Reproduce the listing below word for word, with no pictures.

+++

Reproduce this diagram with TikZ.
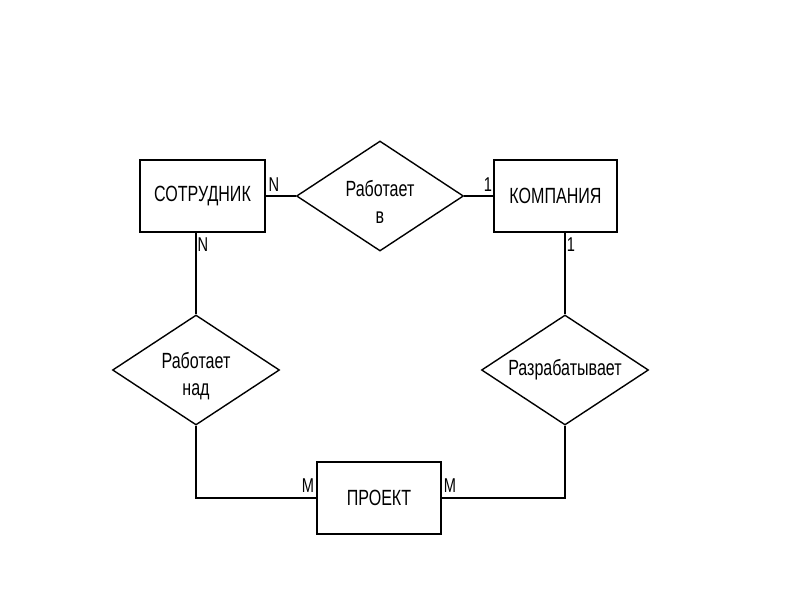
\documentclass[tikz,border=0pt]{standalone}
\usepackage{fontspec}
\setmainfont[FakeStretch=0.73]{Liberation Sans}
\usetikzlibrary{shapes.geometric}
\begin{document}
\begin{tikzpicture}[x=1pt,y=-1pt,
  ent/.style={draw,line width=1.4pt,rectangle,minimum height=72pt,inner sep=0pt,font=\fontsize{22}{27}\selectfont},
  rel/.style={draw,line width=1.4pt,diamond,minimum width=167pt,minimum height=110pt,inner sep=0pt},
  txt/.style={align=center,inner sep=0pt,font=\fontsize{22}{27}\selectfont},
  card/.style={inner sep=0pt,font=\fontsize{20}{22}\selectfont},
  conn/.style={line width=1.4pt}]
\useasboundingbox (0,0) rectangle (800,600);
\fill[white] (0,0) rectangle (800,600);
% entities
\node[ent,minimum width=125pt] (s) at (202.5,196) {СОТРУДНИК};
\node[ent,minimum width=123pt] (k) at (555.5,196) {КОМПАНИЯ};
\node[ent,minimum width=124pt] (p) at (379,498) {ПРОЕКТ};
% relationships
\node[rel] (r1) at (380,196) {};
\node[txt] (r1t) at (380,202) {Работает\\в};
\node[rel] (r2) at (196,370) {};
\node[txt] (r2t) at (196,376) {Работает\\над};
\node[rel] (r3) at (565,370) {};
\node[txt] (r3t) at (565,370) {Разрабатывает};
% connectors
\draw[conn] (s.east) -- (r1.west);
\draw[conn] (r1.east) -- (k.west);
\draw[conn] (s.south -| r2.north) -- (r2.north);
\draw[conn] (r2.south) |- (p.west);
\draw[conn] (k.south -| r3.north) -- (r3.north);
\draw[conn] (r3.south) |- (p.east);
% cardinalities
\node[card] (c1) at (274,185) {N};
\node[card] (c2) at (488,185) {1};
\node[card] (c3) at (203,245) {N};
\node[card] (c4) at (571,245) {1};
\node[card] (c5) at (308,486) {M};
\node[card] (c6) at (450,486) {M};
\end{tikzpicture}
\end{document}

+++

### Written response
Reproduce this diagram with TikZ.
\documentclass[tikz,border=0pt]{standalone}
\usepackage{fontspec}
\setmainfont[FakeStretch=0.73]{Liberation Sans}
\usetikzlibrary{shapes.geometric}
\begin{document}
\begin{tikzpicture}[x=1pt,y=-1pt,
  ent/.style={draw,line width=1.4pt,rectangle,minimum height=72pt,inner sep=0pt,font=\fontsize{22}{27}\selectfont},
  rel/.style={draw,line width=1.4pt,diamond,minimum width=167pt,minimum height=110pt,inner sep=0pt},
  txt/.style={align=center,inner sep=0pt,font=\fontsize{22}{27}\selectfont},
  card/.style={inner sep=0pt,font=\fontsize{20}{22}\selectfont},
  conn/.style={line width=1.4pt}]
\useasboundingbox (0,0) rectangle (800,600);
\fill[white] (0,0) rectangle (800,600);
% entities
\node[ent,minimum width=125pt] (s) at (202.5,196) {СОТРУДНИК};
\node[ent,minimum width=123pt] (k) at (555.5,196) {КОМПАНИЯ};
\node[ent,minimum width=124pt] (p) at (379,498) {ПРОЕКТ};
% relationships
\node[rel] (r1) at (380,196) {};
\node[txt] (r1t) at (380,202) {Работает\\в};
\node[rel] (r2) at (196,370) {};
\node[txt] (r2t) at (196,376) {Работает\\над};
\node[rel] (r3) at (565,370) {};
\node[txt] (r3t) at (565,370) {Разрабатывает};
% connectors
\draw[conn] (s.east) -- (r1.west);
\draw[conn] (r1.east) -- (k.west);
\draw[conn] (s.south -| r2.north) -- (r2.north);
\draw[conn] (r2.south) |- (p.west);
\draw[conn] (k.south -| r3.north) -- (r3.north);
\draw[conn] (r3.south) |- (p.east);
% cardinalities
\node[card] (c1) at (274,185) {N};
\node[card] (c2) at (488,185) {1};
\node[card] (c3) at (203,245) {N};
\node[card] (c4) at (571,245) {1};
\node[card] (c5) at (308,486) {M};
\node[card] (c6) at (450,486) {M};
\end{tikzpicture}
\end{document}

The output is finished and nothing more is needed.